- [AVAILABLE DATA]:
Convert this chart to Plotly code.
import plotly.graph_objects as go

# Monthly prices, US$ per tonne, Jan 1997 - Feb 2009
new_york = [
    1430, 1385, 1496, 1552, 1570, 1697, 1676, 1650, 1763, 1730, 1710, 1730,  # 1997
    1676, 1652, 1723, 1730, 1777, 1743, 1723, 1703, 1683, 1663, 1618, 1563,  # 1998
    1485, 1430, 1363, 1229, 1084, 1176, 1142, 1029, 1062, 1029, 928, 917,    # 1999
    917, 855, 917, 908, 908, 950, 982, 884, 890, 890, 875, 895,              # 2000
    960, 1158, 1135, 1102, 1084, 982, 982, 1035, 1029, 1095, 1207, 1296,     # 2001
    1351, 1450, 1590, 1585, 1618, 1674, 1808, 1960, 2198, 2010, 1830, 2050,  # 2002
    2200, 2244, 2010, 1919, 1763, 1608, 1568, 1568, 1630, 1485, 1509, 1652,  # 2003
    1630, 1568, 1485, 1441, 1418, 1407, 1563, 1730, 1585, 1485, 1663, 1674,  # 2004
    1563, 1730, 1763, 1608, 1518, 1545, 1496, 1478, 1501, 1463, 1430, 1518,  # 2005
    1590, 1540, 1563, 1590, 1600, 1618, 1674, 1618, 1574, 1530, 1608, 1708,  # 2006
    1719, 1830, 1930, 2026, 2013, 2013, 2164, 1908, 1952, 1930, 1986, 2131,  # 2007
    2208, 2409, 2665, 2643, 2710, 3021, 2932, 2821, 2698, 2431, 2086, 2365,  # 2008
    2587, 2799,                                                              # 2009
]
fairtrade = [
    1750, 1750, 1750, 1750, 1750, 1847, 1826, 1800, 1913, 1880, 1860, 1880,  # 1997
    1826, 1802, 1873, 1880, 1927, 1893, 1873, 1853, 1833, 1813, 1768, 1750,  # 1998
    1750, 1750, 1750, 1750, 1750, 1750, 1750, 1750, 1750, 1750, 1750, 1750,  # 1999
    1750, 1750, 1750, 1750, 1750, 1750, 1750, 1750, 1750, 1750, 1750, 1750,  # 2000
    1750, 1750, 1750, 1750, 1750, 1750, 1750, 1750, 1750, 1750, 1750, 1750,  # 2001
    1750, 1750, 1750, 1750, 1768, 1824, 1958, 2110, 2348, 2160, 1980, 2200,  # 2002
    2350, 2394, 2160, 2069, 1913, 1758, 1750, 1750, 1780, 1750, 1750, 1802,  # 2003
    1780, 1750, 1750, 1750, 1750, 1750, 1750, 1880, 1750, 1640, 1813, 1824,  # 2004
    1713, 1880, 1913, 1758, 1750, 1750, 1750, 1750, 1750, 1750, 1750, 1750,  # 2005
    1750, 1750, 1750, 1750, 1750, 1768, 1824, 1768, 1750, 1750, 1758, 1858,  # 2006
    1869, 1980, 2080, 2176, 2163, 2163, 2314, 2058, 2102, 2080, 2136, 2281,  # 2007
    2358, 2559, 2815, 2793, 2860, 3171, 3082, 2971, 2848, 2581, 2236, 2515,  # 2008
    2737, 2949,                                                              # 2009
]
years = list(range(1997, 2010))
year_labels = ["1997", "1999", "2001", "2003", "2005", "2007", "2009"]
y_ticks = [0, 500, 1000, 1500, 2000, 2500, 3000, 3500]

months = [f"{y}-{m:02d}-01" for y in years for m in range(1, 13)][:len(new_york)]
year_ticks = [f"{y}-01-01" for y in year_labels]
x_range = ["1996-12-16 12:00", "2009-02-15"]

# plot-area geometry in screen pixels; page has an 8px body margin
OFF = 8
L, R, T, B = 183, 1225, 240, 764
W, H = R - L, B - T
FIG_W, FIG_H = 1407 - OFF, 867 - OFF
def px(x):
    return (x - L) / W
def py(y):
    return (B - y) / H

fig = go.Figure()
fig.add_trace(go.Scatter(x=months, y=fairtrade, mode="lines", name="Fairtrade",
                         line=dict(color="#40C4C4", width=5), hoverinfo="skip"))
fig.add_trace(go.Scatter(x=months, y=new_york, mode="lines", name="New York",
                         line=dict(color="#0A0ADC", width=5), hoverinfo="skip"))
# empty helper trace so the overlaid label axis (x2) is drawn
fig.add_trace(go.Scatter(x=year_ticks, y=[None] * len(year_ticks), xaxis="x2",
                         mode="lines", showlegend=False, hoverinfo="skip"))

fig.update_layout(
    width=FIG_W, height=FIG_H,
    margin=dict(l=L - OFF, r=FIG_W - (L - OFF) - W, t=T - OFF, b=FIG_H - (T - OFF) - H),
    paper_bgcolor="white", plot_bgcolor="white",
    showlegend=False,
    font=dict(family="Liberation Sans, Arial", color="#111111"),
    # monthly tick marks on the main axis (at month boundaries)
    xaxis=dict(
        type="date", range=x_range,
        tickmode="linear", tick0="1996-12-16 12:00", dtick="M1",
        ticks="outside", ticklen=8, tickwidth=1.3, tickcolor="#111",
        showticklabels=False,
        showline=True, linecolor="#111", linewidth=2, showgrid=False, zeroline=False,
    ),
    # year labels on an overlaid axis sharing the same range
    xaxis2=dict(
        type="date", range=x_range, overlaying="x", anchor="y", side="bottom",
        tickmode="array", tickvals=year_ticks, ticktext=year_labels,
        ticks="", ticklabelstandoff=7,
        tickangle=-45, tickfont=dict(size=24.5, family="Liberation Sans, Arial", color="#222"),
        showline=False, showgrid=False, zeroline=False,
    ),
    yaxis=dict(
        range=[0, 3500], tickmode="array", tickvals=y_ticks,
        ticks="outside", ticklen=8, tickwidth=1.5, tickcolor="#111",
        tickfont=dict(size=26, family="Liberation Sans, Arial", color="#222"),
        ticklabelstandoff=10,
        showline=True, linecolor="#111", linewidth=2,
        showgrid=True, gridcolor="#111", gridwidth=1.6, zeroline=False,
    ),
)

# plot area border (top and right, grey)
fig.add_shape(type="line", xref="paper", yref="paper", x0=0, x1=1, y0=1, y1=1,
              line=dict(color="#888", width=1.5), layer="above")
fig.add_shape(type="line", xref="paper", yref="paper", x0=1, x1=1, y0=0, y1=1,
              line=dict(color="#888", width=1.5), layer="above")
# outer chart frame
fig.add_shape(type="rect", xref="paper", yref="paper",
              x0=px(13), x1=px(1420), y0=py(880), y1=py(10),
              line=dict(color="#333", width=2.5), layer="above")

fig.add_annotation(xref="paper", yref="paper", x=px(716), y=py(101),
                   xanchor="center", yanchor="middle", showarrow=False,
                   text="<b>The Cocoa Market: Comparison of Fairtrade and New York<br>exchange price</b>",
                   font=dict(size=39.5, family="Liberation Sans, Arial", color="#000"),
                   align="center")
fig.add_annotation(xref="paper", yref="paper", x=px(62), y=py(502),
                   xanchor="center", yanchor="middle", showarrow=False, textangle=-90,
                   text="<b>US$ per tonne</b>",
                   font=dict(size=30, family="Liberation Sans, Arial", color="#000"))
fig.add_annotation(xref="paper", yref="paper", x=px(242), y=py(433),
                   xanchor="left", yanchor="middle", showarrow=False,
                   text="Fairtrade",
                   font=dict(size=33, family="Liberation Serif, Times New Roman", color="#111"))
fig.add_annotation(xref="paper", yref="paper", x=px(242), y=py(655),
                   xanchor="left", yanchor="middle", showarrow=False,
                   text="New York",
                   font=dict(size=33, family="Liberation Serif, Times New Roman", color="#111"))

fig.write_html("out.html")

- [EXERCISE BRIEF]: Retype all of the material above with every character intact.

- [THE RESPONSE]:
Convert this chart to Plotly code.
import plotly.graph_objects as go

# Monthly prices, US$ per tonne, Jan 1997 - Feb 2009
new_york = [
    1430, 1385, 1496, 1552, 1570, 1697, 1676, 1650, 1763, 1730, 1710, 1730,  # 1997
    1676, 1652, 1723, 1730, 1777, 1743, 1723, 1703, 1683, 1663, 1618, 1563,  # 1998
    1485, 1430, 1363, 1229, 1084, 1176, 1142, 1029, 1062, 1029, 928, 917,    # 1999
    917, 855, 917, 908, 908, 950, 982, 884, 890, 890, 875, 895,              # 2000
    960, 1158, 1135, 1102, 1084, 982, 982, 1035, 1029, 1095, 1207, 1296,     # 2001
    1351, 1450, 1590, 1585, 1618, 1674, 1808, 1960, 2198, 2010, 1830, 2050,  # 2002
    2200, 2244, 2010, 1919, 1763, 1608, 1568, 1568, 1630, 1485, 1509, 1652,  # 2003
    1630, 1568, 1485, 1441, 1418, 1407, 1563, 1730, 1585, 1485, 1663, 1674,  # 2004
    1563, 1730, 1763, 1608, 1518, 1545, 1496, 1478, 1501, 1463, 1430, 1518,  # 2005
    1590, 1540, 1563, 1590, 1600, 1618, 1674, 1618, 1574, 1530, 1608, 1708,  # 2006
    1719, 1830, 1930, 2026, 2013, 2013, 2164, 1908, 1952, 1930, 1986, 2131,  # 2007
    2208, 2409, 2665, 2643, 2710, 3021, 2932, 2821, 2698, 2431, 2086, 2365,  # 2008
    2587, 2799,                                                              # 2009
]
fairtrade = [
    1750, 1750, 1750, 1750, 1750, 1847, 1826, 1800, 1913, 1880, 1860, 1880,  # 1997
    1826, 1802, 1873, 1880, 1927, 1893, 1873, 1853, 1833, 1813, 1768, 1750,  # 1998
    1750, 1750, 1750, 1750, 1750, 1750, 1750, 1750, 1750, 1750, 1750, 1750,  # 1999
    1750, 1750, 1750, 1750, 1750, 1750, 1750, 1750, 1750, 1750, 1750, 1750,  # 2000
    1750, 1750, 1750, 1750, 1750, 1750, 1750, 1750, 1750, 1750, 1750, 1750,  # 2001
    1750, 1750, 1750, 1750, 1768, 1824, 1958, 2110, 2348, 2160, 1980, 2200,  # 2002
    2350, 2394, 2160, 2069, 1913, 1758, 1750, 1750, 1780, 1750, 1750, 1802,  # 2003
    1780, 1750, 1750, 1750, 1750, 1750, 1750, 1880, 1750, 1640, 1813, 1824,  # 2004
    1713, 1880, 1913, 1758, 1750, 1750, 1750, 1750, 1750, 1750, 1750, 1750,  # 2005
    1750, 1750, 1750, 1750, 1750, 1768, 1824, 1768, 1750, 1750, 1758, 1858,  # 2006
    1869, 1980, 2080, 2176, 2163, 2163, 2314, 2058, 2102, 2080, 2136, 2281,  # 2007
    2358, 2559, 2815, 2793, 2860, 3171, 3082, 2971, 2848, 2581, 2236, 2515,  # 2008
    2737, 2949,                                                              # 2009
]
years = list(range(1997, 2010))
year_labels = ["1997", "1999", "2001", "2003", "2005", "2007", "2009"]
y_ticks = [0, 500, 1000, 1500, 2000, 2500, 3000, 3500]

months = [f"{y}-{m:02d}-01" for y in years for m in range(1, 13)][:len(new_york)]
year_ticks = [f"{y}-01-01" for y in year_labels]
x_range = ["1996-12-16 12:00", "2009-02-15"]

# plot-area geometry in screen pixels; page has an 8px body margin
OFF = 8
L, R, T, B = 183, 1225, 240, 764
W, H = R - L, B - T
FIG_W, FIG_H = 1407 - OFF, 867 - OFF
def px(x):
    return (x - L) / W
def py(y):
    return (B - y) / H

fig = go.Figure()
fig.add_trace(go.Scatter(x=months, y=fairtrade, mode="lines", name="Fairtrade",
                         line=dict(color="#40C4C4", width=5), hoverinfo="skip"))
fig.add_trace(go.Scatter(x=months, y=new_york, mode="lines", name="New York",
                         line=dict(color="#0A0ADC", width=5), hoverinfo="skip"))
# empty helper trace so the overlaid label axis (x2) is drawn
fig.add_trace(go.Scatter(x=year_ticks, y=[None] * len(year_ticks), xaxis="x2",
                         mode="lines", showlegend=False, hoverinfo="skip"))

fig.update_layout(
    width=FIG_W, height=FIG_H,
    margin=dict(l=L - OFF, r=FIG_W - (L - OFF) - W, t=T - OFF, b=FIG_H - (T - OFF) - H),
    paper_bgcolor="white", plot_bgcolor="white",
    showlegend=False,
    font=dict(family="Liberation Sans, Arial", color="#111111"),
    # monthly tick marks on the main axis (at month boundaries)
    xaxis=dict(
        type="date", range=x_range,
        tickmode="linear", tick0="1996-12-16 12:00", dtick="M1",
        ticks="outside", ticklen=8, tickwidth=1.3, tickcolor="#111",
        showticklabels=False,
        showline=True, linecolor="#111", linewidth=2, showgrid=False, zeroline=False,
    ),
    # year labels on an overlaid axis sharing the same range
    xaxis2=dict(
        type="date", range=x_range, overlaying="x", anchor="y", side="bottom",
        tickmode="array", tickvals=year_ticks, ticktext=year_labels,
        ticks="", ticklabelstandoff=7,
        tickangle=-45, tickfont=dict(size=24.5, family="Liberation Sans, Arial", color="#222"),
        showline=False, showgrid=False, zeroline=False,
    ),
    yaxis=dict(
        range=[0, 3500], tickmode="array", tickvals=y_ticks,
        ticks="outside", ticklen=8, tickwidth=1.5, tickcolor="#111",
        tickfont=dict(size=26, family="Liberation Sans, Arial", color="#222"),
        ticklabelstandoff=10,
        showline=True, linecolor="#111", linewidth=2,
        showgrid=True, gridcolor="#111", gridwidth=1.6, zeroline=False,
    ),
)

# plot area border (top and right, grey)
fig.add_shape(type="line", xref="paper", yref="paper", x0=0, x1=1, y0=1, y1=1,
              line=dict(color="#888", width=1.5), layer="above")
fig.add_shape(type="line", xref="paper", yref="paper", x0=1, x1=1, y0=0, y1=1,
              line=dict(color="#888", width=1.5), layer="above")
# outer chart frame
fig.add_shape(type="rect", xref="paper", yref="paper",
              x0=px(13), x1=px(1420), y0=py(880), y1=py(10),
              line=dict(color="#333", width=2.5), layer="above")

fig.add_annotation(xref="paper", yref="paper", x=px(716), y=py(101),
                   xanchor="center", yanchor="middle", showarrow=False,
                   text="<b>The Cocoa Market: Comparison of Fairtrade and New York<br>exchange price</b>",
                   font=dict(size=39.5, family="Liberation Sans, Arial", color="#000"),
                   align="center")
fig.add_annotation(xref="paper", yref="paper", x=px(62), y=py(502),
                   xanchor="center", yanchor="middle", showarrow=False, textangle=-90,
                   text="<b>US$ per tonne</b>",
                   font=dict(size=30, family="Liberation Sans, Arial", color="#000"))
fig.add_annotation(xref="paper", yref="paper", x=px(242), y=py(433),
                   xanchor="left", yanchor="middle", showarrow=False,
                   text="Fairtrade",
                   font=dict(size=33, family="Liberation Serif, Times New Roman", color="#111"))
fig.add_annotation(xref="paper", yref="paper", x=px(242), y=py(655),
                   xanchor="left", yanchor="middle", showarrow=False,
                   text="New York",
                   font=dict(size=33, family="Liberation Serif, Times New Roman", color="#111"))

fig.write_html("out.html")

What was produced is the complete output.